The World-Wide Telescope: Building the virtual astronomy observatory of the
future; 4/5/2002
Astronomers are collecting huge quantities of data, and they are
starting to federate this data. They held a Virtual Observatory
conference in Pasadena to discuss the scientific and technical aspects
of building a virtual observatory that would give anyone anywhere access to all
the online astronomy data. My contribution
ppt was a computer science technology forecast.
doc,
pdf, The Virtual Observatory will create a "virtual" telescope on the
sky (with great response time). Information at your fingertips for
astronomers; and for everyone else. A single-node prototype for this is at (http://skyserver.sdss.org/).
More recently, Tanu Malik, Tamas Budavari, Ani Thakar, and Alex Szalay have
built a 3-observatory SkyQuery
(http://SkyQuery.net/) federation using .Net web services (I
helped a little).
Alex and I have been writing papers about this.
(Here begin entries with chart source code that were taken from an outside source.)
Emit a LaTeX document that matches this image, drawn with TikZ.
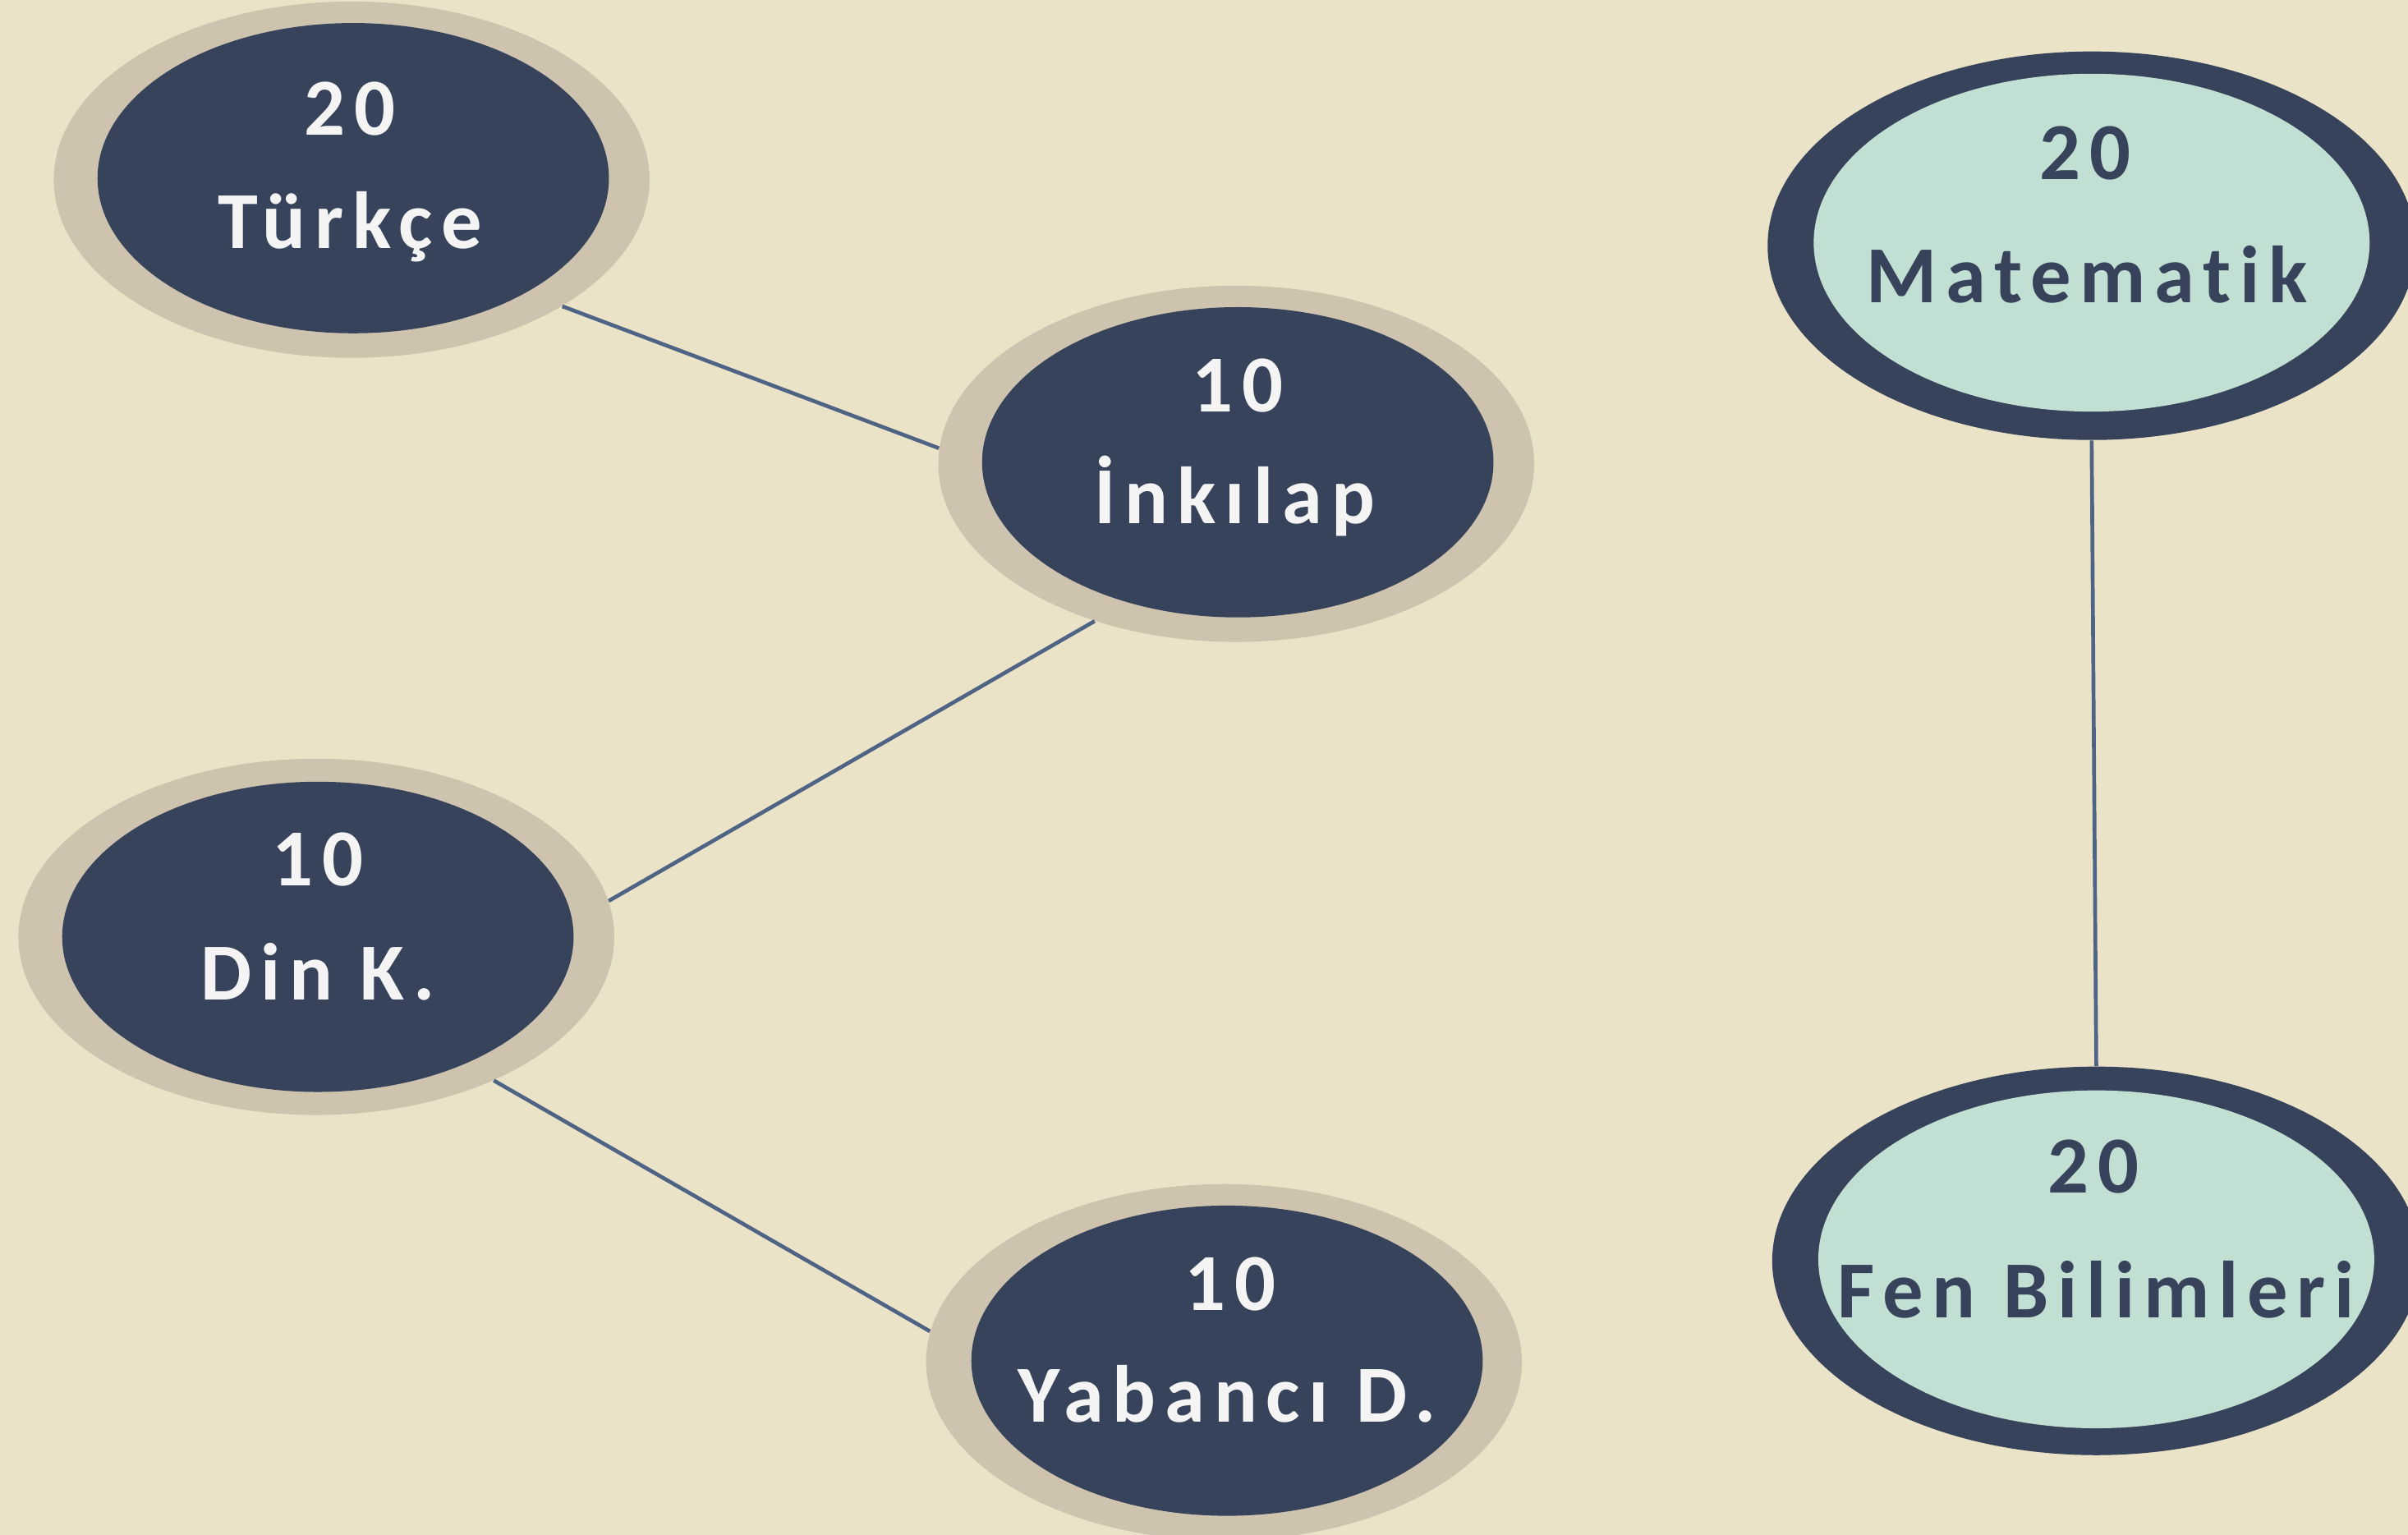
\documentclass[tikz,border=0pt]{standalone}
\usepackage{fontspec}
\newfontfamily\subjfont{Carlito}[LetterSpace=11,Ligatures=NoCommon]
\usepackage{tikz}
\usetikzlibrary{shapes.geometric}
\usepackage{xcolor}
\definecolor{paper}{HTML}{EBE3C7}
\definecolor{rim}{HTML}{CDC3AE}
\definecolor{navy}{HTML}{37435B}
\definecolor{mint}{HTML}{C2DFD3}
\definecolor{ink}{HTML}{4F6385}
\definecolor{snow}{HTML}{F4F4F4}

\begin{document}
\begin{tikzpicture}[x=0.2mm,y=-0.2mm,inner sep=0pt,
    ring/.style={ellipse,fill=rim,minimum width=77.6mm,minimum height=46.4mm},
    core/.style={ellipse,fill=navy,minimum width=66.6mm,minimum height=40.4mm},
    bigring/.style={ellipse,fill=navy,minimum width=84.4mm,minimum height=50.6mm},
    mintcore/.style={ellipse,fill=mint,minimum width=72.4mm,minimum height=44mm},
    lbl/.style={anchor=base,font=\subjfont\bfseries\fontsize{30}{36}\selectfont,text=snow},
    dlbl/.style={lbl,text=navy},
    link/.style={draw=ink,line width=0.5mm}]
    \fill[paper] (0,0) rectangle (1568,999.5);
    \useasboundingbox (0,0) rectangle (1568,999.5);
    % left group
    \node[ring] (tr) at (229,117) {};
    \node[core] (tr0) at (230,116) {};
    \node[lbl] (tr1) at (228,88) {20};
    \node[lbl] (tr2) at (228,162) {Türkçe};
    \node[ring] (in) at (805,302) {};
    \node[core] (in0) at (806,301) {};
    \node[lbl] (in1) at (806,268) {10};
    \node[lbl] (in2) at (804,341) {İnkılap};
    \node[ring] (dk) at (206,610) {};
    \node[core] (dk0) at (207,610) {};
    \node[lbl] (dk1) at (207,577) {10};
    \node[lbl] (dk2) at (207,651) {Din K.};
    \node[ring] (yd) at (797,887) {};
    \node[core] (yd0) at (799,886) {};
    \node[lbl] (yd1) at (801,853) {10};
    \node[lbl] (yd2) at (799,926) {Yabancı D.};
    % right group
    \node[bigring] (mt) at (1362,160) {};
    \node[mintcore] (mt0) at (1362,158) {};
    \node[dlbl] (mt1) at (1358,117) {20};
    \node[dlbl] (mt2) at (1359,197) {Matematik};
    \node[bigring] (fb) at (1365,821) {};
    \node[mintcore] (fb0) at (1365,820) {};
    \node[dlbl] (fb1) at (1363,777) {20};
    \node[dlbl] (fb2) at (1365,858) {Fen Bilimleri};
    \path[link] (tr.-31) -- (in.177);
    \path[link] (in.228) -- (dk.7);
    \path[link] (dk.-39) -- (yd.174);
    \path[link] (mt.south) -- (fb.north);
\end{tikzpicture}
\end{document}
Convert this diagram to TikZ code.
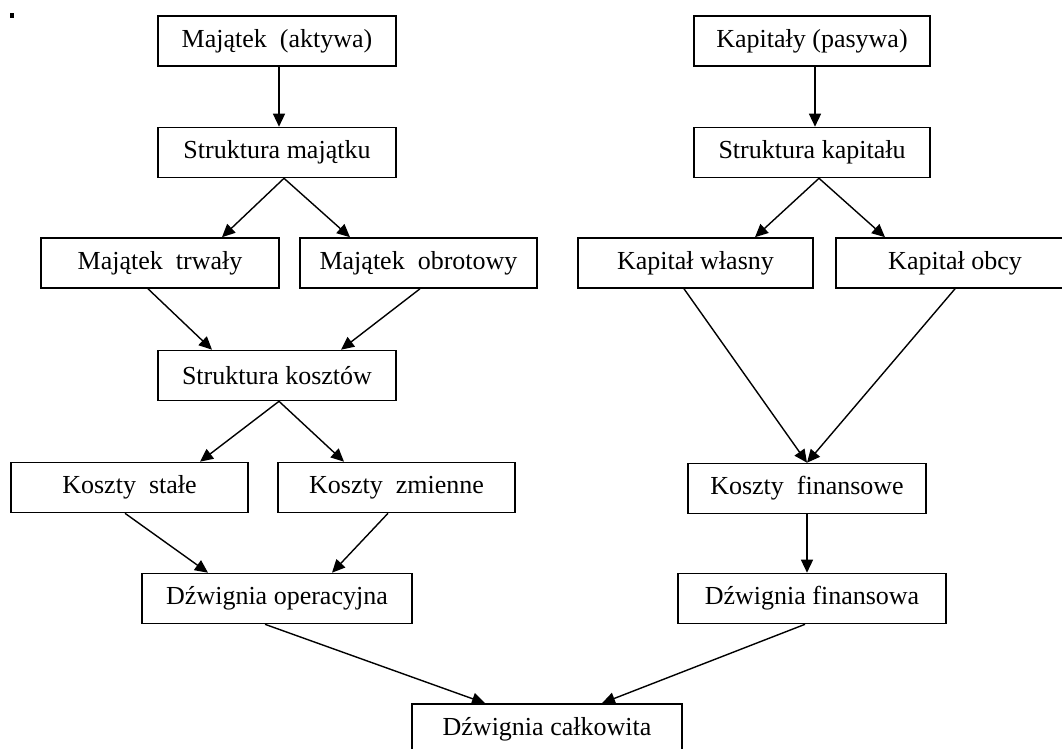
\documentclass[tikz,border=0pt]{standalone}
\usepackage{fontspec}
\setmainfont{Liberation Serif}
\usetikzlibrary{arrows.meta}
\begin{document}
\begin{tikzpicture}[x=1pt,y=-1pt,
  box/.style={draw, line width=1.6pt, inner sep=0pt, minimum height=50pt,
    font=\fontsize{26}{30}\selectfont, text=black},
  arr/.style={line width=1.4pt, -{Triangle[length=13pt,width=12pt]}}]
\useasboundingbox (0,0) rectangle (1062,749);
\clip (0,0) rectangle (1062,749);
\fill[black] (10,13) rectangle (14,18);
% left column
\node[box, minimum width=238pt] (ma)  at (277,41)    {Majątek\ \ (aktywa)};
\node[box, minimum width=238pt] (sm)  at (277,152.5) {Struktura majątku};
\node[box, minimum width=238pt] (mt)  at (160,263)   {Majątek\ \ trwały};
\node[box, minimum width=237pt] (mo)  at (418.5,263) {Majątek\ \ obrotowy};
\node[box, minimum width=238pt] (skz) at (277,375.5) {Struktura kosztów};
\node[box, minimum width=237pt] (ks)  at (129.5,487.5) {Koszty\ \ stałe};
\node[box, minimum width=237pt] (kz)  at (396.5,487.5) {Koszty\ \ zmienne};
\node[box, minimum width=270pt] (do)  at (277,598.5) {Dźwignia operacyjna};
% right column
\node[box, minimum width=236pt] (kp)  at (812,41)    {Kapitały (pasywa)};
\node[box, minimum width=236pt] (sk)  at (812,152.5) {Struktura kapitału};
\node[box, minimum width=235pt] (kw)  at (695.5,263) {Kapitał własny};
\node[box, minimum width=238pt] (ko)  at (955,263)   {Kapitał obcy};
\node[box, minimum width=238pt] (kf)  at (807,488.5) {Koszty\ \ finansowe};
\node[box, minimum width=268pt] (df)  at (812,598.5) {Dźwignia finansowa};
% bottom
\node[box, minimum width=270pt] (dc)  at (547,729)   {Dźwignia całkowita};
% arrows left
\draw[arr] ([xshift=2]ma.south) -- ([xshift=2]sm.north);
\draw[arr] ([xshift=7]sm.south) -- ([xshift=62]mt.north);
\draw[arr] ([xshift=7]sm.south) -- ([xshift=-68.5]mo.north);
\draw[arr] ([xshift=-12]mt.south) -- ([xshift=-65]skz.north);
\draw[arr] ([xshift=1.5]mo.south) -- ([xshift=64]skz.north);
\draw[arr] ([xshift=2]skz.south) -- ([xshift=70.5]ks.north);
\draw[arr] ([xshift=2]skz.south) -- ([xshift=-52.5]kz.north);
\draw[arr] ([xshift=-4.5]ks.south) -- ([xshift=-69]do.north);
\draw[arr] ([xshift=-8.5]kz.south) -- ([xshift=55]do.north);
% arrows right
\draw[arr] ([xshift=3]kp.south) -- ([xshift=3]sk.north);
\draw[arr] ([xshift=7]sk.south) -- ([xshift=59.5]kw.north);
\draw[arr] ([xshift=7]sk.south) -- ([xshift=-70]ko.north);
\draw[arr] ([xshift=-11.5]kw.south) -- (kf.north);
\draw[arr] (ko.south) -- (kf.north);
\draw[arr] (kf.south) -- ([xshift=-5]df.north);
% to total
\draw[arr] ([xshift=-12]do.south) -- ([xshift=-62]dc.north);
\draw[arr] ([xshift=-7]df.south) -- ([xshift=55]dc.north);
\end{tikzpicture}
\end{document}
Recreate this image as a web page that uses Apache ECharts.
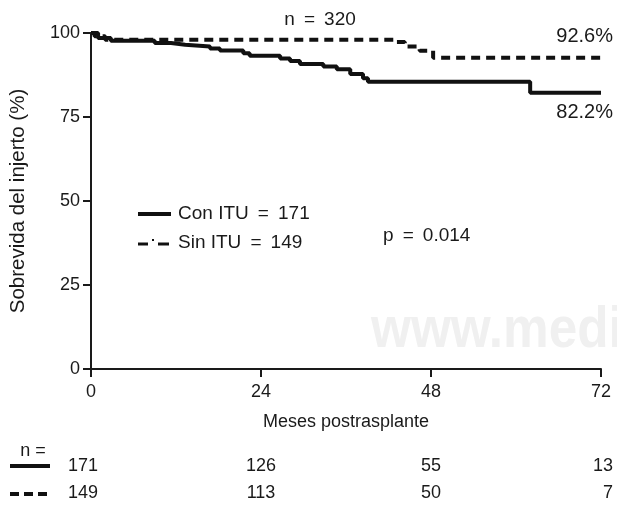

A “general audience” piece on
the World-Wide Telescope for Science Magazine, V.293 pp. 2037-2038. 14 Sept
2001. (MS-TR-2001-77
word or
pdf.) More recently we wrote two papers describing the SkyServer. The
first describes how the SkyServer is built and how it is used.: “The
SDSS SkyServer - Public Access to the Sloan Digital Sky Survey Data,”.
A second paper (read only if you loved the first one) goes into gory detail
about the SQL queries we used in data mining. It is MSR TR 2002-01: "Data
Mining the SDSS SkyServer Database.” I have been giving lots of
talks about this.
Tom Barclay, Alex Szalay, and I gave an
overview talk at the Microsoft Faculty Summit that sketches this idea.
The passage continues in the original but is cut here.